#### DATASET RECORDS
******************************
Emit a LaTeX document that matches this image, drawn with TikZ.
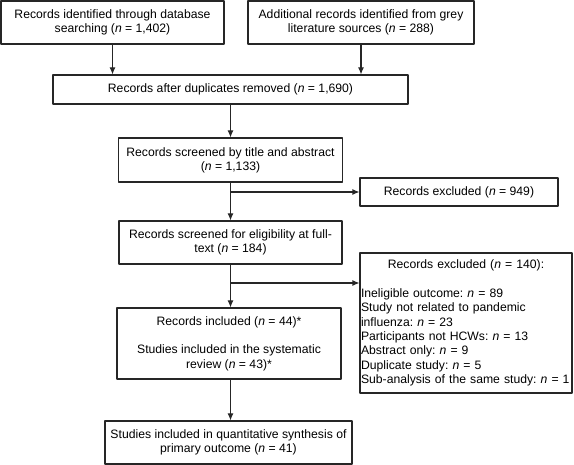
******************************
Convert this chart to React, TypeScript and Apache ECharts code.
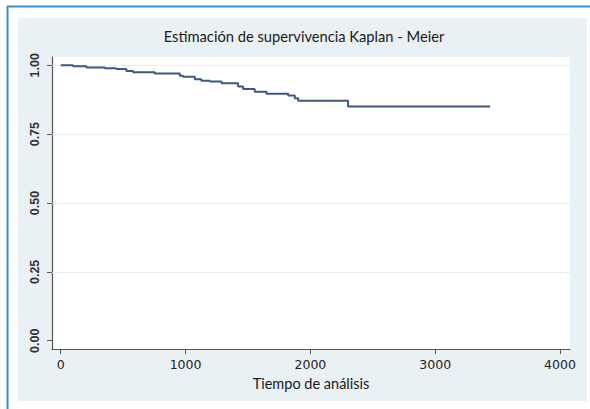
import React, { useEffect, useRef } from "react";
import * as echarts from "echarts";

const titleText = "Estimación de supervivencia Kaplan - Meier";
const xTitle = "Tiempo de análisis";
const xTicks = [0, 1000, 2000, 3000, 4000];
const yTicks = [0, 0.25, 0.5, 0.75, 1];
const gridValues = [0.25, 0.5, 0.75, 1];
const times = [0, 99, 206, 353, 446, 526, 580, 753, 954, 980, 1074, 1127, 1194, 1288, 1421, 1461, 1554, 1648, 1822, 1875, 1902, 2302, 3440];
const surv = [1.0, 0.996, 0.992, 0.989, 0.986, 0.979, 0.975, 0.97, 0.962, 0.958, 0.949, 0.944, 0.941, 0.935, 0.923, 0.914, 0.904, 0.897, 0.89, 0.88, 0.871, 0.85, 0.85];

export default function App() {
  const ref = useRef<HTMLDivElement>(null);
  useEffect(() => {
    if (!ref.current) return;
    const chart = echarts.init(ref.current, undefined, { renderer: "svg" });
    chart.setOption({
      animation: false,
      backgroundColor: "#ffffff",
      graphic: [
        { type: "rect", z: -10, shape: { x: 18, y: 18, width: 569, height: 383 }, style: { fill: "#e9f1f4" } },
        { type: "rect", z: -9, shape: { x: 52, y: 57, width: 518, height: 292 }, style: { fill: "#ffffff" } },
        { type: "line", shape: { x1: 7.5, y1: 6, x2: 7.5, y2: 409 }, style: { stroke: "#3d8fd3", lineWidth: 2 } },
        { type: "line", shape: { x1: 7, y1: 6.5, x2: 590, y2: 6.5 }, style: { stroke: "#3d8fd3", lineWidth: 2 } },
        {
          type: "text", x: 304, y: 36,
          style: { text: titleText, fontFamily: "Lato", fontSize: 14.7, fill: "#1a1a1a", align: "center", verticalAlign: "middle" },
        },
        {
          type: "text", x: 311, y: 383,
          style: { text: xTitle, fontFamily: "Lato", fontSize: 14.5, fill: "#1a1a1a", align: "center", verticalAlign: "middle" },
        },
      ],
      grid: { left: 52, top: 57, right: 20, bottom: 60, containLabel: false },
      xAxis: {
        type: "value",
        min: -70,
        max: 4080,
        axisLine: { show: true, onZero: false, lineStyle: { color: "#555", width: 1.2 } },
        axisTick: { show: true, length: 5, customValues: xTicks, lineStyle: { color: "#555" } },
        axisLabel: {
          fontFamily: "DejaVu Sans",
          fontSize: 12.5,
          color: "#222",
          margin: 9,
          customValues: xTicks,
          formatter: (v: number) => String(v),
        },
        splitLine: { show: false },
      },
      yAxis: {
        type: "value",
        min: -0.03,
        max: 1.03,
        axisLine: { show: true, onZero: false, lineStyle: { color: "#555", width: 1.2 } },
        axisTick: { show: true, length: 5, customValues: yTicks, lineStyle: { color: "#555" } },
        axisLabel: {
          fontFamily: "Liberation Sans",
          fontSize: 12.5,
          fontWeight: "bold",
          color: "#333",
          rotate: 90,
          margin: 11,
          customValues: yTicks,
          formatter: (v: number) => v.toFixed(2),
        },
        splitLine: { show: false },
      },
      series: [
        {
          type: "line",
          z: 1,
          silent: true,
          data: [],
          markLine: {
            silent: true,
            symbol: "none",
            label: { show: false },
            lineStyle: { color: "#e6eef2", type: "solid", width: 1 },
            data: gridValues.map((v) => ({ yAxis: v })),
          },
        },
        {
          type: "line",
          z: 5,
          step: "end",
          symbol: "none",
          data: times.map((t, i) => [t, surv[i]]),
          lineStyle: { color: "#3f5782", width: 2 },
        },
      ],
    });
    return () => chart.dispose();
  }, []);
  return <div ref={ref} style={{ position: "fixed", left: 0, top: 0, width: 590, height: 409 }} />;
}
******************************
#### EXERCISE PROMPT
Of the lines in the material above, state how many contain the string "React"; give no other text.

#### SOLUTION FOR THIS PROBLEM
2